Peeking out of lurkerdom...as we intermittent delurkers always seem to
emphasize.
I would like to pick up on Paul P.'s and then Judy's points that the
implicit/explicit binary may not be the difference that makes a difference
between the practices of school and work (or the rest of the world). What
is more crucial is the rhetorical situation, the relationship between writer
and reader and the purposes between them. In the work world, if someone
writes a report, the rhetorical situation involves informing an audience of
something the writer knows (has found out) that the audience wants to learn
about. In school, a report is taken to be proof that one did the required
work and gained some kind of understanding. The language is really directed
at no one, with the reader/teacher (the writer knows) being an authority
figure who is not trying to learn from the report itself but only trying to
monitor compliance. The world of work doesn't usually have time for this
kind of thing. It comes out as the difference Carole Edelsky draws between
writing and "writing," with "writing" referring to using the technology only
to prove one knows how to use the technology, not to achieve something
authentic.
In classrooms committed to having kids write instead of "write," kids put
pen to paper in order to do something, whether it be an aesthetic purpose,
such as moving readers with a poem, or an instrumental, social-action
purpose, such as getting the playground cleaned up or getting legislation
enacted. The relationship between writer and readers is completely
different from that which exists in current-traditional classrooms or in the
"Sydney School." In these latter, the absence of an authentic rhetorical
situation requires the teacher to prescribe formal elements that, when
there's really a reader, are more fluid and strategic. The formal elements
are based on synoptic analyses of texts that occur in authentic rhetorical
situations and are then imported to replace situated rhetorical action with
procedural rules. As is often the case, the school denatures and strips
social meaning and then tries to replace its external features with
confusing orders that must be followed, in the process completely deforming
the social relationships that gave birth to the formal features. This
problem is exacerbated by standardized testing of writing at all levels,
which necessarily and by definition creates artificial rhetorical situations
with real consequences.
Anyone who's ever helped a student with school writing has had to face this.

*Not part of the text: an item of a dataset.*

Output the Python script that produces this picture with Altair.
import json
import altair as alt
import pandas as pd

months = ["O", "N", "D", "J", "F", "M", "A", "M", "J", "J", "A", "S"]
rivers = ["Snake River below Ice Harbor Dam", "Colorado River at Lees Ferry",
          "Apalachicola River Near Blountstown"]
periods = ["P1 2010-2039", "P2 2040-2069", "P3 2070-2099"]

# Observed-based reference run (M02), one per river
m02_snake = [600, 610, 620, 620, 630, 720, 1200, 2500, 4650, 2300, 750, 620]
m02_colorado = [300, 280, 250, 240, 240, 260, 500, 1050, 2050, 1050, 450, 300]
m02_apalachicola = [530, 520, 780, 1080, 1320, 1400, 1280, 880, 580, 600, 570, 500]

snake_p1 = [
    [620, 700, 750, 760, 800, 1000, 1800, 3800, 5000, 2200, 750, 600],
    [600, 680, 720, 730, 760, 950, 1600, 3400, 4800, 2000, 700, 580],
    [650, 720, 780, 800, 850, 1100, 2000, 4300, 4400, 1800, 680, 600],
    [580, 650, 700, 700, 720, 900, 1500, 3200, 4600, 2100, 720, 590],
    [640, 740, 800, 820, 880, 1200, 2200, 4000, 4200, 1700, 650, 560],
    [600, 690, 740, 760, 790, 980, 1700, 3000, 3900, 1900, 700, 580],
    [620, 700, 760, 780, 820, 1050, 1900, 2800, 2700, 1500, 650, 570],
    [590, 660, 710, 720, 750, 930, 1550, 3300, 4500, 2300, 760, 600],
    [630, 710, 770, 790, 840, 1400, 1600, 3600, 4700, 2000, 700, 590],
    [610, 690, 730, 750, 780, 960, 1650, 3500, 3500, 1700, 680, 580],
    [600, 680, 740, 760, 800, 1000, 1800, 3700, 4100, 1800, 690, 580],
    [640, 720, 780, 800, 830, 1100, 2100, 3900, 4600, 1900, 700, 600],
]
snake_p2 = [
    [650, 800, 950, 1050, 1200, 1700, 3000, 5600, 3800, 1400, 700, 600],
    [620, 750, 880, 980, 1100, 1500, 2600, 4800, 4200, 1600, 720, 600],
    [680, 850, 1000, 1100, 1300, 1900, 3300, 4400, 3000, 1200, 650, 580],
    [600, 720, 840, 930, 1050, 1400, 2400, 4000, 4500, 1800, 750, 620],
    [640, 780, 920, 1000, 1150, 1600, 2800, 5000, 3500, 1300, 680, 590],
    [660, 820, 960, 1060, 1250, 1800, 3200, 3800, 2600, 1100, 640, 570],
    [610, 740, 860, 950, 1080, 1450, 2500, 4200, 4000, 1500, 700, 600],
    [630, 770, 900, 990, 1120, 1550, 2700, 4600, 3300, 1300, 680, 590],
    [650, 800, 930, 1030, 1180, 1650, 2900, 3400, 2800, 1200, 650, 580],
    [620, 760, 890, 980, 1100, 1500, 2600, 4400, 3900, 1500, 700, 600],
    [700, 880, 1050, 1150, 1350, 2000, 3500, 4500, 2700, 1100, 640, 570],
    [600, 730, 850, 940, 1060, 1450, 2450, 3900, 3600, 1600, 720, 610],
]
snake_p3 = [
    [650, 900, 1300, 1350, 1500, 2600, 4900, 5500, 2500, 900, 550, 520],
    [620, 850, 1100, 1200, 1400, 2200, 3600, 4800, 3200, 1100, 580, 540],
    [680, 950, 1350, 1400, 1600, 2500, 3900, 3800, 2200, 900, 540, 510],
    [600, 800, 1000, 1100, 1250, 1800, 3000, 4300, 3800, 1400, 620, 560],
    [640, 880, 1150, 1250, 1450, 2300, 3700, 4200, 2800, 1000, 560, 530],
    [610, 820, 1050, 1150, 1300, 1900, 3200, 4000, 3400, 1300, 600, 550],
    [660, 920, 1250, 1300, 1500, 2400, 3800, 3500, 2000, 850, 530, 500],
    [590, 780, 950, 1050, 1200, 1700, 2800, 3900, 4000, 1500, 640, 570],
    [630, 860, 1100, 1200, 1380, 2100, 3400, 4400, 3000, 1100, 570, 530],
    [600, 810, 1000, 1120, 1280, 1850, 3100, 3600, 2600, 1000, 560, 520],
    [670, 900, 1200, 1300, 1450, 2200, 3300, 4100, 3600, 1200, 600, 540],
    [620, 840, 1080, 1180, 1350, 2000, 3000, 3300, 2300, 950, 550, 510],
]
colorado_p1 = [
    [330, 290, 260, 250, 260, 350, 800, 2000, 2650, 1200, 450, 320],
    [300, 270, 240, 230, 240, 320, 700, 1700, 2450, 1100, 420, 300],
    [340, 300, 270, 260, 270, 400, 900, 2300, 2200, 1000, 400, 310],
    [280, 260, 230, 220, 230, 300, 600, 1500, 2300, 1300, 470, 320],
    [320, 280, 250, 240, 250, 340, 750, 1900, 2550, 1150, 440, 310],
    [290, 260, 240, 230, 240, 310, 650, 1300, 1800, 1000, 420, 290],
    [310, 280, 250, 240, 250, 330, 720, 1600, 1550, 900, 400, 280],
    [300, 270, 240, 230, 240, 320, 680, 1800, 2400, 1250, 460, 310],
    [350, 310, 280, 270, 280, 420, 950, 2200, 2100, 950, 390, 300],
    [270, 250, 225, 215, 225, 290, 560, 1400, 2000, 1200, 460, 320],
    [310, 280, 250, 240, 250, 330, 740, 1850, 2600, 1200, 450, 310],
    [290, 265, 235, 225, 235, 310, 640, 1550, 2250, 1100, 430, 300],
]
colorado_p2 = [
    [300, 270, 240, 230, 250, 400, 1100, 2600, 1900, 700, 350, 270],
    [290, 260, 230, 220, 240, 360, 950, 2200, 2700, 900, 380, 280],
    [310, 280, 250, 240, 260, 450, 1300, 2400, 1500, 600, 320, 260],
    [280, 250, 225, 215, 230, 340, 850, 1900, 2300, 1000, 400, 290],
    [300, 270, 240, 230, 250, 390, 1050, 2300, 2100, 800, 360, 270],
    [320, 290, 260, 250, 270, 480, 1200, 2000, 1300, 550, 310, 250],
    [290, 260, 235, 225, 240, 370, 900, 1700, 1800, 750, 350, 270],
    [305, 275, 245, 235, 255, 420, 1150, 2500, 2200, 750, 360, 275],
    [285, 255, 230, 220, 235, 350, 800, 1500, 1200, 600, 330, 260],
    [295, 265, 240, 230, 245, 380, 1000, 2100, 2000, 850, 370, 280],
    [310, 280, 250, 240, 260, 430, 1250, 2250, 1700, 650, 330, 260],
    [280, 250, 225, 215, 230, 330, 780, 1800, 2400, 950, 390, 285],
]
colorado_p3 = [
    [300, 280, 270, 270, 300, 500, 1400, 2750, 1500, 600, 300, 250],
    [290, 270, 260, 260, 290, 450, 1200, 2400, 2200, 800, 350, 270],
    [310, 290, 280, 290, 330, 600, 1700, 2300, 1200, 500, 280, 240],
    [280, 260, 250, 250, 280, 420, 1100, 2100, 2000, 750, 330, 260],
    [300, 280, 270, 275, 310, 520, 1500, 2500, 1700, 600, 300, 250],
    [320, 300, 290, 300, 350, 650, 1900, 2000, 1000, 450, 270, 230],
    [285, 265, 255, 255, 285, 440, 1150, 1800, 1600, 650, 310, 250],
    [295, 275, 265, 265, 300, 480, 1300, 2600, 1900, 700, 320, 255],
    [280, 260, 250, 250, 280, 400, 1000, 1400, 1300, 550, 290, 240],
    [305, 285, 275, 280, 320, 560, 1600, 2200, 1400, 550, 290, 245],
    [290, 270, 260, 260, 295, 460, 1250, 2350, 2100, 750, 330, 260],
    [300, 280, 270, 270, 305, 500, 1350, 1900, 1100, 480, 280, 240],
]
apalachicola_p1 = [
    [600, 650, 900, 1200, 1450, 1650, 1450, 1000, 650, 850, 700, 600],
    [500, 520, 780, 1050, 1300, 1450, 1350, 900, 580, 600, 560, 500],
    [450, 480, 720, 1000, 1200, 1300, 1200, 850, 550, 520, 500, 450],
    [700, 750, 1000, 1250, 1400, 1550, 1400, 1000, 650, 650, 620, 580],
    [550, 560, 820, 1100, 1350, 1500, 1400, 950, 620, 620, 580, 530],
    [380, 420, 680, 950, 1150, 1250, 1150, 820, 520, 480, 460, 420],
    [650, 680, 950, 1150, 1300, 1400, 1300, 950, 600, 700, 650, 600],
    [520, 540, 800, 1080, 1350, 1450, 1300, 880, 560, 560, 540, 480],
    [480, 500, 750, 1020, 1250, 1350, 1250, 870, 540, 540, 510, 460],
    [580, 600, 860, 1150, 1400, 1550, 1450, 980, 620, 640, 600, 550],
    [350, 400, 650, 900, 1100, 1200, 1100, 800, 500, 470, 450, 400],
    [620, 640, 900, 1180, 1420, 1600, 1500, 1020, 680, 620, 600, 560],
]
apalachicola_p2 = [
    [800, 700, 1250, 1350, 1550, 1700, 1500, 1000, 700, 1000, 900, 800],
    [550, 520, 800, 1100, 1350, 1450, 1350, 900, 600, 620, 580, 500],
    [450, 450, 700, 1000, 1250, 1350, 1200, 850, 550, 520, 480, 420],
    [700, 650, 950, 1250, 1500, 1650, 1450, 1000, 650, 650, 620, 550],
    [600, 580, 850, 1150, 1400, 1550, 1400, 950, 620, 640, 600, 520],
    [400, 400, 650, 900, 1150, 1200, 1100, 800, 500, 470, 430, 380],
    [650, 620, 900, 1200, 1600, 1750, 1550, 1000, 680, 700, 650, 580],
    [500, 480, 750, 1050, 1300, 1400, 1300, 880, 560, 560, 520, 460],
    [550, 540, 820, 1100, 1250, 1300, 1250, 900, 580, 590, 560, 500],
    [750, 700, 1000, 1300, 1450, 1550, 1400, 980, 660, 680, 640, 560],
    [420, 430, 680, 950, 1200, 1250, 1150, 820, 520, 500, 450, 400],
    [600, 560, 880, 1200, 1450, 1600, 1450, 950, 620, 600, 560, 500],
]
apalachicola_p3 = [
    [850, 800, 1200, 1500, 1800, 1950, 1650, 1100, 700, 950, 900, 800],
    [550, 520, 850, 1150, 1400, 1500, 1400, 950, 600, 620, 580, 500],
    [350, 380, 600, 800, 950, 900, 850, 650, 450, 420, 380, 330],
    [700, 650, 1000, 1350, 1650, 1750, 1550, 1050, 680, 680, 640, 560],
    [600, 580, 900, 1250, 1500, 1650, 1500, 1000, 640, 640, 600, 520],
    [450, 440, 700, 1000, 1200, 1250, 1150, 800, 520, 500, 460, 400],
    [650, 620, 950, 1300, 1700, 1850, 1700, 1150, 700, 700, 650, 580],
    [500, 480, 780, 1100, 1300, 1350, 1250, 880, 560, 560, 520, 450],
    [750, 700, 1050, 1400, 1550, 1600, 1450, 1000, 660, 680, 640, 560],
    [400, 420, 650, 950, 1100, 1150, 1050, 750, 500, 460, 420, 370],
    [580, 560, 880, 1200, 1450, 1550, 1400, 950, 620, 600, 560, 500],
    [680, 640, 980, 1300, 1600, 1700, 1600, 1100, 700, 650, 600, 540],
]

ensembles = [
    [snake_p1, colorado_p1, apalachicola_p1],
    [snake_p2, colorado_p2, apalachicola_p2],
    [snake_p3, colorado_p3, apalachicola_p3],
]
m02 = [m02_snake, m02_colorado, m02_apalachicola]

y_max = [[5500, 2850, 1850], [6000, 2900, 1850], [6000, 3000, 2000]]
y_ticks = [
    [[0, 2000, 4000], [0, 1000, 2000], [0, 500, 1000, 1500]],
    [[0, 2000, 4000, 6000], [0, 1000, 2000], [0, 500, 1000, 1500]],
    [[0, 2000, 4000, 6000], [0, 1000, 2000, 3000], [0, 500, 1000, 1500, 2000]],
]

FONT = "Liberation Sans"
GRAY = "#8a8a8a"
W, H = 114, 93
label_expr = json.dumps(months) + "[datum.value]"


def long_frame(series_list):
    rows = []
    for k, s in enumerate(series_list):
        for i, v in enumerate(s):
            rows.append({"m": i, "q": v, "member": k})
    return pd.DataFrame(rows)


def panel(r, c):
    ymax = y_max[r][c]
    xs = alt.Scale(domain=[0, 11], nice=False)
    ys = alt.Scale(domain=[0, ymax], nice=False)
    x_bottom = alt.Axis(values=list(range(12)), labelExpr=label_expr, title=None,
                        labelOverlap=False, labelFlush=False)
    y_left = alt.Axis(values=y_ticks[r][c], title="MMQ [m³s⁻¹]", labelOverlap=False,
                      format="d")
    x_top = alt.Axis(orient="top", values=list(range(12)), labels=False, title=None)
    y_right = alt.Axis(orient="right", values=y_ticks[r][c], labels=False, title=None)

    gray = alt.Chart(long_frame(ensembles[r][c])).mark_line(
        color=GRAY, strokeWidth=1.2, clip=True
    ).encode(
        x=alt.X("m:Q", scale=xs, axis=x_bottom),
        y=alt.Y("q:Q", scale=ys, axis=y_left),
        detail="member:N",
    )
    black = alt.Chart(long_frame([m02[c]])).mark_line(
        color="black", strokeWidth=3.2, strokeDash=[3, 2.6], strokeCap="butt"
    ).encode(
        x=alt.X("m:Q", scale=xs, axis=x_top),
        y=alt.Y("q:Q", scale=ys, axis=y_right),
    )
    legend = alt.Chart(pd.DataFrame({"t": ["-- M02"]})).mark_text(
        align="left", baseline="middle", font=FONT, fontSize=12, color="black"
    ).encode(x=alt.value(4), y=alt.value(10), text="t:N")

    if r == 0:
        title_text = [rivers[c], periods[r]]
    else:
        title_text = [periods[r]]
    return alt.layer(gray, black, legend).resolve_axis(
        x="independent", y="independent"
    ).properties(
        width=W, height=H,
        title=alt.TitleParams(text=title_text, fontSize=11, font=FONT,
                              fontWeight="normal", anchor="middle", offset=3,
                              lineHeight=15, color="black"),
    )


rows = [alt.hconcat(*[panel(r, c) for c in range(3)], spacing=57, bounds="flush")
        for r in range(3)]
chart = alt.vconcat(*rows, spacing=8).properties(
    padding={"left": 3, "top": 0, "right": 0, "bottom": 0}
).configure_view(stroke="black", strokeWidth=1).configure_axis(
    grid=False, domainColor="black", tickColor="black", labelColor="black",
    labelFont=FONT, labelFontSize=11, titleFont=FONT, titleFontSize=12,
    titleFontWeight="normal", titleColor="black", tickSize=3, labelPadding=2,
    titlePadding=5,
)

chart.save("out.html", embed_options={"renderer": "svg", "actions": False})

All your attention goes to "what the teacher means by..." or "whether you're
allowed to..." and not to the kind of purposeful, strategic thinking that
you could really help with.
This difference is especially important in literacy education, such as
writing workshops in elementary schools, English classes in secondary
schools, and composition classes in college. As Paul Prior and Gordon have
at different times pointed out, the distinction is less clear and maybe less
important in curricular areas where the mediational means is not itself the
focus of inquiry, such as graduate seminars or elementary science
instruction. One of the reasons many writing process/whole language
classrooms in North America focus so much on literary genres is because kids
can have real readers of their poems, memoirs, and short stories, whereas
they may not have the expert status that would make a real reader come to
their texts to find out about sharks, the French Revolution, or the workings
of a piston engine. (Again, when the classroom is inquiring into science or
some other area of content/concept, the writing may be authentically a
thinking device for the larger community. Gordon writes about this wisely
in _Dialogic Inquiry_. But local communities do create their own genres for
their own relationships and interactions, so this is not an answer to
teaching genre, in the usual literary sense of the word. That is, it
doesn't necessarily "prepare" students for future use of standard forms, if
such really exist.)
When students have an audience that is waiting to
hear what they come up with, the rhetorical situation and the
teacher/student transaction are more analogous to those that occur in
workplace settings, as Freedman describes them.
Of course, this raises the question of whether it's even possible to teach a
genre when the writer is not in the rhetorical situation that gives rise to
its features. For me, the answer is, probably not. I think we can,
however, construct activity settings that engage the habits of mind and
tool-use that might make learners flexible for future discourse communities.